Rouen ducks have the same beautiful markings as Mallards but are larger and unlikely to fly more than a few feet off the ground.

Getting these kind of domesticated ducks usually means they’ll never leave. You don’t have to clip their wings or anything. Mine are actually “homebodies” and will explore the yard for a while but enjoy spending time in their pen. They are not as adventurous as chickens.

Secondly, about the goats …

The goats have been a truly enjoyable addition to the project. They provide so much in many ways. I like to say we don’t have cable television – we have goats.

They are also our hiking companions and are pretty much train able like dogs … albeit, slightly more stubborn.

The goat share a ~450 sq.ft. pen with the ducks and the chickens. In the morning and the afternoon, I let them out in the yard to explore and get some additional exercise. They do tend to nibble on things and actually ate one of my geranium plants to the ground. However, they can be trained. Surprisingly, they are becoming more and more obedient as time goes on and as they get older. They know more than a half-dozen commands – one of them being “LEAVE IT!” – which I use whenever they are nibbling on something they could damage. (I usually let them eat the leaves off some plants that won’t be damaged.)

This command has been surprisingly effective as I trained them by slapping my hands, using a forceful voice, and backing up the command with a water squirt from a spray bottle if the command was ignored.

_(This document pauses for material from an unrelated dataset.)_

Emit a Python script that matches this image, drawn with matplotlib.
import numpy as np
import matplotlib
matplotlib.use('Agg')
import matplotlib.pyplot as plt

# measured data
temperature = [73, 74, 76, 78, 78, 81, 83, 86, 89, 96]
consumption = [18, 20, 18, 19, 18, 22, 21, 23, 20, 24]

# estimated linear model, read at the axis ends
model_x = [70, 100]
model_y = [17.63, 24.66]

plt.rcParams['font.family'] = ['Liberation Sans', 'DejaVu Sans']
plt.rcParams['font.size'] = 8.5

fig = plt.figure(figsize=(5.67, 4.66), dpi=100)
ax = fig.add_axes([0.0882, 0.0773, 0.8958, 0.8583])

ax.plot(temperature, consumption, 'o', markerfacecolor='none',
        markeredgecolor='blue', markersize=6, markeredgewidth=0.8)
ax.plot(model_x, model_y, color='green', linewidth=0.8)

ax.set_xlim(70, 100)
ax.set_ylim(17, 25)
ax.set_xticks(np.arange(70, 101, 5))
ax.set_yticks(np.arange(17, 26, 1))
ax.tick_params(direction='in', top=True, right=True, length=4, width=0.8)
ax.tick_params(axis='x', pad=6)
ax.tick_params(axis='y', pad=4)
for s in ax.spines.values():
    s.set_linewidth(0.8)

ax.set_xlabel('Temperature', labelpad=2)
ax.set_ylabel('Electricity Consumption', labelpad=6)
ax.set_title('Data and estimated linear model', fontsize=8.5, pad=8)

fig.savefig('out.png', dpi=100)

Often, the command of “COME!” will take them away from anything they are doing bad and they’ll come running up to my feet, which earns them a treat.

They are relatively small goats and like confined spaces. These
kinds of goats don’t like an immense pasture. They do well in 100 sq.ft. (bigger is always better). They spend the day lounging about and get exercise from the daily walks and the weekly hiking trips and forays to the park.